### DATA SECTION
-*-*-

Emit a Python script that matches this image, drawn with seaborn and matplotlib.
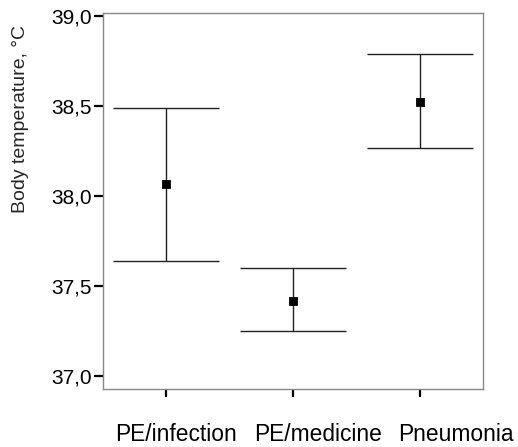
import numpy as np
import pandas as pd
import matplotlib
matplotlib.use("Agg")
import matplotlib.pyplot as plt
import seaborn as sns
from matplotlib.ticker import FuncFormatter
from matplotlib.transforms import ScaledTranslation

# values (mean and interval ends)
groups = ["PE/infection", "PE/medicine", "Pneumonia"]
means = [38.07, 37.42, 38.525]
lower = [37.64, 37.25, 38.27]
upper = [38.49, 37.60, 38.79]
yticks = [37.0, 37.5, 38.0, 38.5, 39.0]

df = pd.DataFrame({"group": groups, "mean": means, "lower": lower, "upper": upper})

sns.set_theme(style="white")
plt.rcParams["font.family"] = ["Liberation Sans", "DejaVu Sans"]

fig = plt.figure(figsize=(5.18, 4.47), dpi=100)
ax = fig.add_axes([0.1988, 0.1298, 0.7336, 0.8411])

sns.pointplot(data=df, x="group", y="mean", linestyle="none", markers="s",
              color="black", markersize=4.5, errorbar=None, ax=ax)

pos = np.arange(len(groups))
yerr = np.vstack([df["mean"] - df["lower"], df["upper"] - df["mean"]])
ax.errorbar(pos, df["mean"], yerr=yerr, fmt="none", ecolor="#222222",
            elinewidth=1.0, capsize=38, capthick=1.0, zorder=1)

ax.set_xlim(-0.5, 2.5)
ax.set_ylim(36.93, 39.017)
ax.set_yticks(yticks)
ax.yaxis.set_major_formatter(FuncFormatter(lambda v, p: f"{v:.1f}".replace(".", ",")))

ax.set_xlabel("")
ax.set_ylabel("Body temperature, °C", fontsize=14, loc="top")
ax.yaxis.set_label_coords(-0.195, 0.968)

for s in ax.spines.values():
    s.set_color("#888888")
    s.set_linewidth(1.0)

ax.tick_params(axis="y", which="major", left=True, length=6.5, width=1.6,
               color="black", pad=1.5, labelsize=15, labelcolor="black")
ax.tick_params(axis="x", which="major", bottom=True, length=5.5, width=1.6,
               color="black", pad=19, labelsize=16.4, labelcolor="black")

# the category names sit a little right of their ticks in the original
for lbl, dx in zip(ax.get_xticklabels(), [10, 25, 36]):
    lbl.set_transform(lbl.get_transform() + ScaledTranslation(dx / 100, 0, fig.dpi_scale_trans))

fig.savefig("out.png", dpi=100)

-*-*-

### DIRECTIONS
Make an exact copy of the data, leaving its pictures out.

### WRITTEN REPLY
Emit a Python script that matches this image, drawn with seaborn and matplotlib.
import numpy as np
import pandas as pd
import matplotlib
matplotlib.use("Agg")
import matplotlib.pyplot as plt
import seaborn as sns
from matplotlib.ticker import FuncFormatter
from matplotlib.transforms import ScaledTranslation

# values (mean and interval ends)
groups = ["PE/infection", "PE/medicine", "Pneumonia"]
means = [38.07, 37.42, 38.525]
lower = [37.64, 37.25, 38.27]
upper = [38.49, 37.60, 38.79]
yticks = [37.0, 37.5, 38.0, 38.5, 39.0]

df = pd.DataFrame({"group": groups, "mean": means, "lower": lower, "upper": upper})

sns.set_theme(style="white")
plt.rcParams["font.family"] = ["Liberation Sans", "DejaVu Sans"]

fig = plt.figure(figsize=(5.18, 4.47), dpi=100)
ax = fig.add_axes([0.1988, 0.1298, 0.7336, 0.8411])

sns.pointplot(data=df, x="group", y="mean", linestyle="none", markers="s",
              color="black", markersize=4.5, errorbar=None, ax=ax)

pos = np.arange(len(groups))
yerr = np.vstack([df["mean"] - df["lower"], df["upper"] - df["mean"]])
ax.errorbar(pos, df["mean"], yerr=yerr, fmt="none", ecolor="#222222",
            elinewidth=1.0, capsize=38, capthick=1.0, zorder=1)

ax.set_xlim(-0.5, 2.5)
ax.set_ylim(36.93, 39.017)
ax.set_yticks(yticks)
ax.yaxis.set_major_formatter(FuncFormatter(lambda v, p: f"{v:.1f}".replace(".", ",")))

ax.set_xlabel("")
ax.set_ylabel("Body temperature, °C", fontsize=14, loc="top")
ax.yaxis.set_label_coords(-0.195, 0.968)

for s in ax.spines.values():
    s.set_color("#888888")
    s.set_linewidth(1.0)

ax.tick_params(axis="y", which="major", left=True, length=6.5, width=1.6,
               color="black", pad=1.5, labelsize=15, labelcolor="black")
ax.tick_params(axis="x", which="major", bottom=True, length=5.5, width=1.6,
               color="black", pad=19, labelsize=16.4, labelcolor="black")

# the category names sit a little right of their ticks in the original
for lbl, dx in zip(ax.get_xticklabels(), [10, 25, 36]):
    lbl.set_transform(lbl.get_transform() + ScaledTranslation(dx / 100, 0, fig.dpi_scale_trans))

fig.savefig("out.png", dpi=100)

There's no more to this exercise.